**Prompt**
What you return should match every record exactly, with the images removed.

**Provided information**
--- begin ---

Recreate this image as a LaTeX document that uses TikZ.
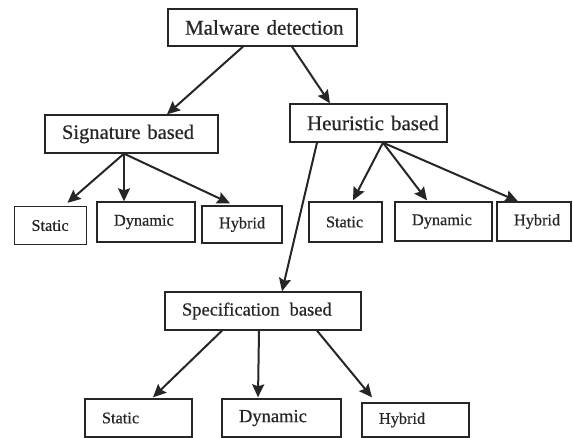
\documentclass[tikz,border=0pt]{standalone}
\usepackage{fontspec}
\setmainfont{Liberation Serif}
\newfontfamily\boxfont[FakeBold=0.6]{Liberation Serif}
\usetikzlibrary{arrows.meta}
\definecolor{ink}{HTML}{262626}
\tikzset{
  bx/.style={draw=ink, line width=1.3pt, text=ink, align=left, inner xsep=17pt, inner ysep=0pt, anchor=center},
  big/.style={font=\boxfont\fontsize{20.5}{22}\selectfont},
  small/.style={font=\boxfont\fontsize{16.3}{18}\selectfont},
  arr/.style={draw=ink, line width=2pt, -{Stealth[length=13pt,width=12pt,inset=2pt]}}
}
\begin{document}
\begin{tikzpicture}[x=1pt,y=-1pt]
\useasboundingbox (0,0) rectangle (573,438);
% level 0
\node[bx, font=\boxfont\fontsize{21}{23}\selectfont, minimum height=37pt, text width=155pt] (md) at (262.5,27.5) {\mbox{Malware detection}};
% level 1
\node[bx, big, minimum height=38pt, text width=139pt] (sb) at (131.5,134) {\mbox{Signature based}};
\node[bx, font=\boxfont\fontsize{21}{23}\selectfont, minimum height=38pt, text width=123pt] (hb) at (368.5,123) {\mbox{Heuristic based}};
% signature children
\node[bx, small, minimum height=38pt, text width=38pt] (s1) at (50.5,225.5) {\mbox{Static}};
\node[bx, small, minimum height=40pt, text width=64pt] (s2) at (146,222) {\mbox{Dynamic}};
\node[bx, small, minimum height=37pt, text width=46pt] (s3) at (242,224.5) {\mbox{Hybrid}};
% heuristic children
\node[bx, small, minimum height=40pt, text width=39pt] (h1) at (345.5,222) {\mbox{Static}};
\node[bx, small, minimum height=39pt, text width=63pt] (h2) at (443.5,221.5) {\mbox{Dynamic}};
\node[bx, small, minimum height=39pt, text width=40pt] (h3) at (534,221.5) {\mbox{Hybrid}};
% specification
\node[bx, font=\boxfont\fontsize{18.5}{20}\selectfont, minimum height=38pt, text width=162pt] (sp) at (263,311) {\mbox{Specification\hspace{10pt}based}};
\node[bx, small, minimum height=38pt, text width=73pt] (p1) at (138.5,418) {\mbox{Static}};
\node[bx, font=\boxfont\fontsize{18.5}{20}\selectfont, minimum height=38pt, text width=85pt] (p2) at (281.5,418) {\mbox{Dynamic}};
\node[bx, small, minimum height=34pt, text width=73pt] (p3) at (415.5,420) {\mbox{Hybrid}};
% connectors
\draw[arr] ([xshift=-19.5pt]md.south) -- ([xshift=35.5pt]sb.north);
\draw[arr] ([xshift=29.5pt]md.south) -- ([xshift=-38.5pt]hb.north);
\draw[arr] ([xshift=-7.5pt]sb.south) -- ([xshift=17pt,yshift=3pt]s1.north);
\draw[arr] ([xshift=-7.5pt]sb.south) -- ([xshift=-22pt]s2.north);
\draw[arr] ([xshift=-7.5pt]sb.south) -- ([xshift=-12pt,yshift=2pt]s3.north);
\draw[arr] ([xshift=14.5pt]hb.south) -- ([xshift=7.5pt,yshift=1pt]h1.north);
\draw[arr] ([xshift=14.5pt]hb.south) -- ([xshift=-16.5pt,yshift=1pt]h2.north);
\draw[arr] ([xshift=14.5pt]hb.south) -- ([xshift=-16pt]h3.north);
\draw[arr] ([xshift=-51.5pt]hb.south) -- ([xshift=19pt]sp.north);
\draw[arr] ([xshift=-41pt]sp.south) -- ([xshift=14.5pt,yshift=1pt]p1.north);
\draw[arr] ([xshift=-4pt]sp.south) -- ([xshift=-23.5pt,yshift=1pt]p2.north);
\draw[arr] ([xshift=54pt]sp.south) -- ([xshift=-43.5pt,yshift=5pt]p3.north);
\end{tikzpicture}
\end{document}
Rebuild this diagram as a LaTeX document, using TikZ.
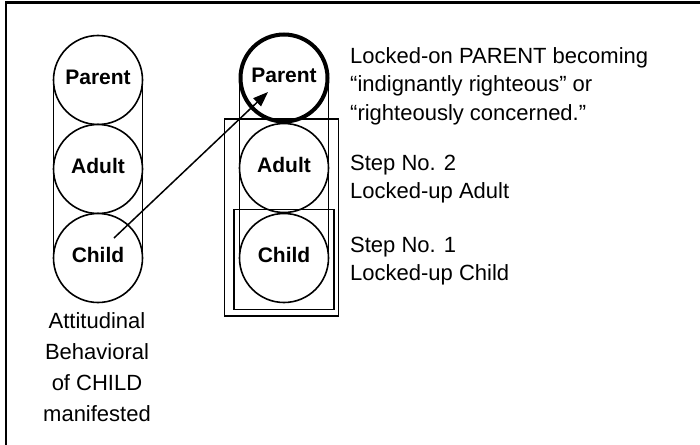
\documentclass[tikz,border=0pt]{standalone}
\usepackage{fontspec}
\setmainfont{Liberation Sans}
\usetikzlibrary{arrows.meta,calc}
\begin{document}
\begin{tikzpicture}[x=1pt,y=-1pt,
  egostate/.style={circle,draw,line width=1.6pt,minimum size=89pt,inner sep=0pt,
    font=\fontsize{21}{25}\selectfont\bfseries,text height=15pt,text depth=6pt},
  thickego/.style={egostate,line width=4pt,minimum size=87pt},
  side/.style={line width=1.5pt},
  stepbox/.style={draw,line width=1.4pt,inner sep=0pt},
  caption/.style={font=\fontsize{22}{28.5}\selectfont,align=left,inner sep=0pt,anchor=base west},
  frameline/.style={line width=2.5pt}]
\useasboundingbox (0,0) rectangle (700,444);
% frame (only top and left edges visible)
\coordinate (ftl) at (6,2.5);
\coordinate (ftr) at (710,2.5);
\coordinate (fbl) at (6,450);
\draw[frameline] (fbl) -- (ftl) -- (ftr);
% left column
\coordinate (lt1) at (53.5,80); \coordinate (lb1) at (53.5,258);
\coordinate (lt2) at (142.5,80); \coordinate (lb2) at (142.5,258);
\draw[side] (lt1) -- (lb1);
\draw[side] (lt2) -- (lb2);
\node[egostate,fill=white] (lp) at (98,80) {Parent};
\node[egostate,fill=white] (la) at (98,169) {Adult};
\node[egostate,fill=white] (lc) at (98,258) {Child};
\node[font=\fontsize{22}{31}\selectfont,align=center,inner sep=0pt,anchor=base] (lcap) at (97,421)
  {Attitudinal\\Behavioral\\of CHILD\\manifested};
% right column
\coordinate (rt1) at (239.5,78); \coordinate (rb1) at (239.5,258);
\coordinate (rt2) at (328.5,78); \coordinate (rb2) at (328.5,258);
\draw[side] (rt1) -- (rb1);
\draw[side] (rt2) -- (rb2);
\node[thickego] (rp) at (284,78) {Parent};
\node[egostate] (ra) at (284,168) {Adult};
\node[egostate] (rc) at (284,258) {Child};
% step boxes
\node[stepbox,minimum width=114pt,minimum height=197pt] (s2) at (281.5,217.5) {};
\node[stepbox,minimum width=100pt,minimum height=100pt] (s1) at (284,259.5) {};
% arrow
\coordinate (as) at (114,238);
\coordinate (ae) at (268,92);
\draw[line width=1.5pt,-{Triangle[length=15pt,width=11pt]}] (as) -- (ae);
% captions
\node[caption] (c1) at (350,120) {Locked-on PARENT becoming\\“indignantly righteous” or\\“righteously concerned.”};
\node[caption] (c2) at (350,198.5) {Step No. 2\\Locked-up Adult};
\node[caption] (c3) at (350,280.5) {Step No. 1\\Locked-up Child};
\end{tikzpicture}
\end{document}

--- end ---

**The answer**
Recreate this image as a LaTeX document that uses TikZ.
\documentclass[tikz,border=0pt]{standalone}
\usepackage{fontspec}
\setmainfont{Liberation Serif}
\newfontfamily\boxfont[FakeBold=0.6]{Liberation Serif}
\usetikzlibrary{arrows.meta}
\definecolor{ink}{HTML}{262626}
\tikzset{
  bx/.style={draw=ink, line width=1.3pt, text=ink, align=left, inner xsep=17pt, inner ysep=0pt, anchor=center},
  big/.style={font=\boxfont\fontsize{20.5}{22}\selectfont},
  small/.style={font=\boxfont\fontsize{16.3}{18}\selectfont},
  arr/.style={draw=ink, line width=2pt, -{Stealth[length=13pt,width=12pt,inset=2pt]}}
}
\begin{document}
\begin{tikzpicture}[x=1pt,y=-1pt]
\useasboundingbox (0,0) rectangle (573,438);
% level 0
\node[bx, font=\boxfont\fontsize{21}{23}\selectfont, minimum height=37pt, text width=155pt] (md) at (262.5,27.5) {\mbox{Malware detection}};
% level 1
\node[bx, big, minimum height=38pt, text width=139pt] (sb) at (131.5,134) {\mbox{Signature based}};
\node[bx, font=\boxfont\fontsize{21}{23}\selectfont, minimum height=38pt, text width=123pt] (hb) at (368.5,123) {\mbox{Heuristic based}};
% signature children
\node[bx, small, minimum height=38pt, text width=38pt] (s1) at (50.5,225.5) {\mbox{Static}};
\node[bx, small, minimum height=40pt, text width=64pt] (s2) at (146,222) {\mbox{Dynamic}};
\node[bx, small, minimum height=37pt, text width=46pt] (s3) at (242,224.5) {\mbox{Hybrid}};
% heuristic children
\node[bx, small, minimum height=40pt, text width=39pt] (h1) at (345.5,222) {\mbox{Static}};
\node[bx, small, minimum height=39pt, text width=63pt] (h2) at (443.5,221.5) {\mbox{Dynamic}};
\node[bx, small, minimum height=39pt, text width=40pt] (h3) at (534,221.5) {\mbox{Hybrid}};
% specification
\node[bx, font=\boxfont\fontsize{18.5}{20}\selectfont, minimum height=38pt, text width=162pt] (sp) at (263,311) {\mbox{Specification\hspace{10pt}based}};
\node[bx, small, minimum height=38pt, text width=73pt] (p1) at (138.5,418) {\mbox{Static}};
\node[bx, font=\boxfont\fontsize{18.5}{20}\selectfont, minimum height=38pt, text width=85pt] (p2) at (281.5,418) {\mbox{Dynamic}};
\node[bx, small, minimum height=34pt, text width=73pt] (p3) at (415.5,420) {\mbox{Hybrid}};
% connectors
\draw[arr] ([xshift=-19.5pt]md.south) -- ([xshift=35.5pt]sb.north);
\draw[arr] ([xshift=29.5pt]md.south) -- ([xshift=-38.5pt]hb.north);
\draw[arr] ([xshift=-7.5pt]sb.south) -- ([xshift=17pt,yshift=3pt]s1.north);
\draw[arr] ([xshift=-7.5pt]sb.south) -- ([xshift=-22pt]s2.north);
\draw[arr] ([xshift=-7.5pt]sb.south) -- ([xshift=-12pt,yshift=2pt]s3.north);
\draw[arr] ([xshift=14.5pt]hb.south) -- ([xshift=7.5pt,yshift=1pt]h1.north);
\draw[arr] ([xshift=14.5pt]hb.south) -- ([xshift=-16.5pt,yshift=1pt]h2.north);
\draw[arr] ([xshift=14.5pt]hb.south) -- ([xshift=-16pt]h3.north);
\draw[arr] ([xshift=-51.5pt]hb.south) -- ([xshift=19pt]sp.north);
\draw[arr] ([xshift=-41pt]sp.south) -- ([xshift=14.5pt,yshift=1pt]p1.north);
\draw[arr] ([xshift=-4pt]sp.south) -- ([xshift=-23.5pt,yshift=1pt]p2.north);
\draw[arr] ([xshift=54pt]sp.south) -- ([xshift=-43.5pt,yshift=5pt]p3.north);
\end{tikzpicture}
\end{document}
Rebuild this diagram as a LaTeX document, using TikZ.
\documentclass[tikz,border=0pt]{standalone}
\usepackage{fontspec}
\setmainfont{Liberation Sans}
\usetikzlibrary{arrows.meta,calc}
\begin{document}
\begin{tikzpicture}[x=1pt,y=-1pt,
  egostate/.style={circle,draw,line width=1.6pt,minimum size=89pt,inner sep=0pt,
    font=\fontsize{21}{25}\selectfont\bfseries,text height=15pt,text depth=6pt},
  thickego/.style={egostate,line width=4pt,minimum size=87pt},
  side/.style={line width=1.5pt},
  stepbox/.style={draw,line width=1.4pt,inner sep=0pt},
  caption/.style={font=\fontsize{22}{28.5}\selectfont,align=left,inner sep=0pt,anchor=base west},
  frameline/.style={line width=2.5pt}]
\useasboundingbox (0,0) rectangle (700,444);
% frame (only top and left edges visible)
\coordinate (ftl) at (6,2.5);
\coordinate (ftr) at (710,2.5);
\coordinate (fbl) at (6,450);
\draw[frameline] (fbl) -- (ftl) -- (ftr);
% left column
\coordinate (lt1) at (53.5,80); \coordinate (lb1) at (53.5,258);
\coordinate (lt2) at (142.5,80); \coordinate (lb2) at (142.5,258);
\draw[side] (lt1) -- (lb1);
\draw[side] (lt2) -- (lb2);
\node[egostate,fill=white] (lp) at (98,80) {Parent};
\node[egostate,fill=white] (la) at (98,169) {Adult};
\node[egostate,fill=white] (lc) at (98,258) {Child};
\node[font=\fontsize{22}{31}\selectfont,align=center,inner sep=0pt,anchor=base] (lcap) at (97,421)
  {Attitudinal\\Behavioral\\of CHILD\\manifested};
% right column
\coordinate (rt1) at (239.5,78); \coordinate (rb1) at (239.5,258);
\coordinate (rt2) at (328.5,78); \coordinate (rb2) at (328.5,258);
\draw[side] (rt1) -- (rb1);
\draw[side] (rt2) -- (rb2);
\node[thickego] (rp) at (284,78) {Parent};
\node[egostate] (ra) at (284,168) {Adult};
\node[egostate] (rc) at (284,258) {Child};
% step boxes
\node[stepbox,minimum width=114pt,minimum height=197pt] (s2) at (281.5,217.5) {};
\node[stepbox,minimum width=100pt,minimum height=100pt] (s1) at (284,259.5) {};
% arrow
\coordinate (as) at (114,238);
\coordinate (ae) at (268,92);
\draw[line width=1.5pt,-{Triangle[length=15pt,width=11pt]}] (as) -- (ae);
% captions
\node[caption] (c1) at (350,120) {Locked-on PARENT becoming\\“indignantly righteous” or\\“righteously concerned.”};
\node[caption] (c2) at (350,198.5) {Step No. 2\\Locked-up Adult};
\node[caption] (c3) at (350,280.5) {Step No. 1\\Locked-up Child};
\end{tikzpicture}
\end{document}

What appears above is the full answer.